CABAL: JUSTICIA PARA RICOS
La
llegada al país del ex banquero y presunto defraudador Carlos Cabal
Peniche, ayer, luego de un largo proceso de extradición, fue una
contundente exhibición del doble rasero que impera en las instituciones
de procuración e impartición de justicia del país:
el puño implacable y los procesos irregulares y plagados de atropellos
para los pobres, y el trato obsequioso y obsecuente para los ricos que,
como es presumiblemente el caso de Cabal, robaron sumas multimillonarias
que ahora están siendo pagadas con los impuestos de todos los ciudadanos.
Gracias a sus cuantiosos recursos económicos que
le permitieron contratar abogados --si no es que también servidores
públicos de la PGR y del Poder Judicial--, Cabal, como en su momento
ocurrió con Isidoro Rodríguez y Oscar Espinosa, disfruta,
desde su arribo al país, de un régimen de libertad provisional
pese a que, al igual que el otro ex banquero y el ex secretario de Turismo,
se trata de un prófugo de la justicia.
Ciertamente, existen en el país los resquicios
legales que han hecho posible esta triple exhibición de impunidad
que pone en tela de juicio la vigencia de un real estado de derecho a pesar
de la alternancia en el poder y de los avances logrados en materia de democratización.
Tales resquicios, ahora es posible apreciarlo, fueron generados por los
legisladores que, en las reformas legales efectuadas en los sexenios antepasado
y pasado, eliminaron los fraudes --como los cometidos presuntamente por
Rodríguez, Cabal, Lankenau y otros-- y los desvíos de recursos
--como los presumiblemente perpetrados por el último regente de
la ciudad de México-- del catálogo de delitos graves.
A la vista de los resultados de tales reformas resulta
inevitable sospechar que las reformas legales referidas fueron concebidas,
promovidas y establecidas con premeditación y mala fe, en el contexto
del inmenso saqueo de las arcas públicas que, de acuerdo con todos
los datos disponibles, se llevó a cabo durante los gobiernos de
Carlos Salinas y Ernesto Zedillo.
Si hace 12 años la procuración e impartición
de justicia pecaban ya de un evidente sesgo clasista, que no castigaba
tanto la comisión de delitos cuanto la pobreza, esa característica
se acentuó en forma exasperante.
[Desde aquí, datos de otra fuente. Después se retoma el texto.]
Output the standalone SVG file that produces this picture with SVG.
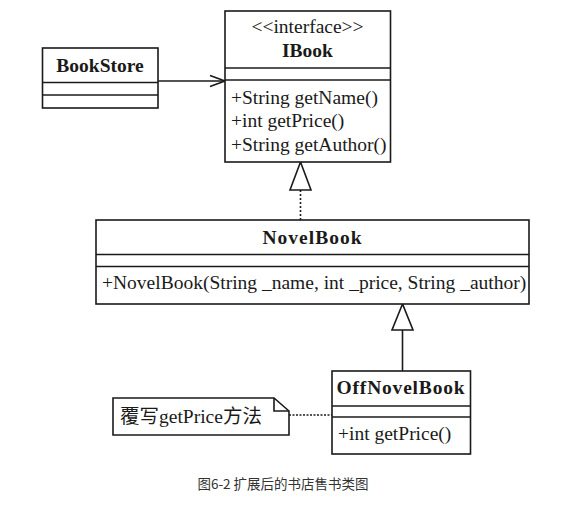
<svg xmlns="http://www.w3.org/2000/svg" width="570" height="511" viewBox="0 0 570 511">
<style>
.box{fill:#fff;stroke:#1a1a1a;stroke-width:1.6}
.ln{stroke:#1a1a1a;stroke-width:1.6;fill:none}
.t{font-family:"Liberation Serif","Times New Roman",serif;font-size:19.5px;fill:#1a1a1a}
.b{font-weight:bold}
.c{text-anchor:middle}
.cjk{font-family:"Liberation Serif","Noto Sans CJK SC",serif}
</style>
<rect width="570" height="511" fill="#fff"/>
<g id="connectors">
  <line class="ln" x1="158" y1="81" x2="224" y2="81"/>
  <polyline class="ln" points="210,75.5 225,81 210,86.5"/>
  <line class="ln" x1="300.5" y1="190" x2="300.5" y2="220" stroke-dasharray="2,2"/>
  <polygon class="box" points="300.5,162 290,190 311,190"/>
  <line class="ln" x1="402.5" y1="330" x2="402.5" y2="371"/>
  <polygon class="box" points="402.5,304 392,330 413,330"/>
  <line class="ln" x1="289" y1="415" x2="332" y2="415" stroke-dasharray="2,1.5"/>
</g>
<g id="BookStore">
  <rect class="box" x="42.5" y="48" width="115.5" height="60"/>
  <line class="ln" x1="42.5" y1="82.5" x2="158" y2="82.5"/>
  <line class="ln" x1="42.5" y1="95" x2="158" y2="95"/>
  <text class="t b c" x="100" y="72">BookStore</text>
</g>
<g id="IBook">
  <rect class="box" x="225" y="11" width="165.5" height="151"/>
  <line class="ln" x1="225" y1="68" x2="390.5" y2="68"/>
  <line class="ln" x1="225" y1="80" x2="390.5" y2="80"/>
  <text class="t c" x="307.5" y="33">&lt;&lt;interface&gt;&gt;</text>
  <text class="t b c" x="307.5" y="57">IBook</text>
  <text class="t" x="231" y="104">+String getName()</text>
  <text class="t" x="231" y="127">+int getPrice()</text>
  <text class="t" x="231" y="151">+String getAuthor()</text>
</g>
<g id="NovelBook">
  <rect class="box" x="96" y="220" width="433" height="84"/>
  <line class="ln" x1="96" y1="254.5" x2="529" y2="254.5"/>
  <line class="ln" x1="96" y1="266.5" x2="529" y2="266.5"/>
  <text class="t b c" x="312.5" y="244" letter-spacing="1">NovelBook</text>
  <text class="t" x="102" y="289">+NovelBook(String _name, int _price, String _author)</text>
</g>
<g id="OffNovelBook">
  <rect class="box" x="332" y="371" width="138.5" height="83"/>
  <line class="ln" x1="332" y1="406" x2="470.5" y2="406"/>
  <line class="ln" x1="332" y1="417" x2="470.5" y2="417"/>
  <text class="t b c" x="401" y="394" letter-spacing="0.8">OffNovelBook</text>
  <text class="t" x="338" y="440">+int getPrice()</text>
</g>
<g id="note">
  <path class="box" d="M113,398 H274 L289,411 V435 H113 Z"/>
  <path class="ln" d="M274,398 V411 H289"/>
  <text class="t cjk" x="120" y="423" font-size="20">覆写getPrice方法</text>
</g>
<text x="283" y="489" text-anchor="middle" font-family="'Noto Sans CJK SC',sans-serif" font-size="13.5" fill="#333">图6-2 扩展后的书店售书类图</text>
</svg>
Hoy, para una sociedad empobrecida
y agraviada por los ciclos de crisis y desfalcos, la libertad condicional
de los presuntos defraudadores resulta una obscenidad.
El discurso oficial sigue enfatizando la necesidad, indudable,
de aceitar, depurar y perfeccionar los aparatos de seguridad y justicia
a fin de enfrentar el embate de la criminalidad, pero la delincuencia de
cuello blanco --la delincuencia de los ricos-- está ausente de tal
discurso, como si los desfalcadores multimillonarios no causaran daños
patrimoniales más graves que los de los carteristas de la calle.
Para que la transición política en curso
no se convierta en un mero cambio de siglas y emblemas, es necesario restituir
a la justicia los atributos que terminó de perder durante el salinato
y el zedillato y que hoy no premia la inocencia, sino la riqueza.